I found myself hoping for some impossible form of painless mourning to free me. A mourning without death.
Now I am definitely fulfilled. The problem with wishes is that they always come true.
Eventually, I too had real loss. But this, I am ashamed to say, is stronger. I wish you were dead; instead you reappear every morning between eight thirty and twenty to nine, with your unsuspecting face. You have not suffered. You’re still a child, you’re Adam before the apple. And that is why you see so little, why I love you so much.
I started reading the Buddha. He says that when you don’t desire anything you arrive at a kind of happiness that is better than happiness. He calls this detachment. He, too, must have suffered a lot, in order to develop such an idea.
I started smoking again. I am constantly sick, I am exposed to all the viruses and the colds that are out there. I eat two cloves of raw garlic every morning. My breath must reek. Yet, the men around me fall in love with me. They follow me on the street, making propositions within seconds of meeting me. As if they knew me, as if I encouraged them. As if pain were a kind of pheromone. All except one, of course, you. You’ve never seen me.

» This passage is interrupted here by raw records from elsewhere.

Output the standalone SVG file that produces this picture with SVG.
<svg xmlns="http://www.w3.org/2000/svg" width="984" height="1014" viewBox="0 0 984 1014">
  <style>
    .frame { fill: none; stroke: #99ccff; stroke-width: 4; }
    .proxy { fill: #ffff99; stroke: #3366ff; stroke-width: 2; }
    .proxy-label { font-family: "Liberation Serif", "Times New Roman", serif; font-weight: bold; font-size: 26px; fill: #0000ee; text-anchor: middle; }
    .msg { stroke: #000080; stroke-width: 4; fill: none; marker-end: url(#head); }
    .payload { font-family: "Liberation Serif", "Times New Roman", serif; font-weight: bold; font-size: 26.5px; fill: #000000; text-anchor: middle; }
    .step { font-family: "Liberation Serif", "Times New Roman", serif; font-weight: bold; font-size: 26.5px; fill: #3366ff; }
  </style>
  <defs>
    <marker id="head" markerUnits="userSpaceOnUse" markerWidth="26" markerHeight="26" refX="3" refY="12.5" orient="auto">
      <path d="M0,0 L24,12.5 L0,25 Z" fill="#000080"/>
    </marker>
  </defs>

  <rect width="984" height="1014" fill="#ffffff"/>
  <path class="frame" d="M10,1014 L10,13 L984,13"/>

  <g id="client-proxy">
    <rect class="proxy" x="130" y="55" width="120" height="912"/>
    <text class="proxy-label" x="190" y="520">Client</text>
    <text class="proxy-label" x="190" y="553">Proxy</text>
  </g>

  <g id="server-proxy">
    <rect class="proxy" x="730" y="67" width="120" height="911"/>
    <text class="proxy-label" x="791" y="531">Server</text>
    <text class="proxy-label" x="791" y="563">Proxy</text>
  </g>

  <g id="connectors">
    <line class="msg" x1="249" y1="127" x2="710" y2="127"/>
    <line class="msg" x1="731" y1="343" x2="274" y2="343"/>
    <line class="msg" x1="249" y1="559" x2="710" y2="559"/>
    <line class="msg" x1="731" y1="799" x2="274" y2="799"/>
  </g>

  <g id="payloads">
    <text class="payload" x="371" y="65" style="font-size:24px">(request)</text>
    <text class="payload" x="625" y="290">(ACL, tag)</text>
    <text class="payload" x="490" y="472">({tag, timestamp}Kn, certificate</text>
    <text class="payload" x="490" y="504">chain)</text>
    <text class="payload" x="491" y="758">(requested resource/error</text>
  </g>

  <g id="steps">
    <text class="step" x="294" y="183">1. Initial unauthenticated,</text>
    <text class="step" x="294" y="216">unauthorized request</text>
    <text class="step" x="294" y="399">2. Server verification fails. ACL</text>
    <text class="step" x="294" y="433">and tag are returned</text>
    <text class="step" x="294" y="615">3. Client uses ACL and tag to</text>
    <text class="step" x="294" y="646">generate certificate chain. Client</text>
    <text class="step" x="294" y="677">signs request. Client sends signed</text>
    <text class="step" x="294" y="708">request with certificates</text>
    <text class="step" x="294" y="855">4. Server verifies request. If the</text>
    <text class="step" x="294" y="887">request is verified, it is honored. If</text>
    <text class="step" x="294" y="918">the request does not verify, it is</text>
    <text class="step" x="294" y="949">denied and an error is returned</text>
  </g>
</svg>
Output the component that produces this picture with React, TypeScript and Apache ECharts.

I talked with my analyst. Yes, for a while I had an analyst. There was a time that I decided I had to get over it, and I tried psychological therapy. I remembered a phone number that somebody had given me a couple of years before. Why is it, doctor, the emptier I am the more men I have around me?
He hugged me. A non-therapeutic, non-fraternal hug. He told me that perhaps the best thing for me would be to disconnect, to get away from everything and everyone. He has a house in the hills, we could go to live in it. We could stay there for a while: six months, one year, relax, let it go, make love, if I wanted to.
But isn’t it against the rules, I asked. What rules, he said. Professional ethics, I replied. He took a look at his notebook, as if we weren’t talking, and he changed the subject, introduced a new idea. You know, maybe you’re the one who needs help, I said; he raised his eyebrow from a far away and inaccessible place. I never went back.
I returned to soaking in silence, waiting every day for half past eight in the morning, the moment to serve you espresso with a tiny chocolate and a small glass of water, in the cup that I chose for you, that I have been warming on the coffee machine since early morning, that I have been touching and caressing with my eyes until the moment you step in and greet me lightheartedly, unable to read my rimmed eyes, not suspecting that you are the candle around which every night I circle in ever diminishing spirals until I burn.
“How are you?” You asked me just five minutes ago. I stared at your lips, touched by the paper towel that you threw, as usual, inside the cup, with an infallible and smug shot.
I smiled and shrugged. “Here, your espresso”, I said.
Words are nothing. Actions and explanations are nothing. Plots of stories are nothing. The hot and dense espresso that I have put in front of you and has awakened your senses with its pungent and bitter aroma, is nothing. Real is only that which is made to remain unexpressed. Unespressoed.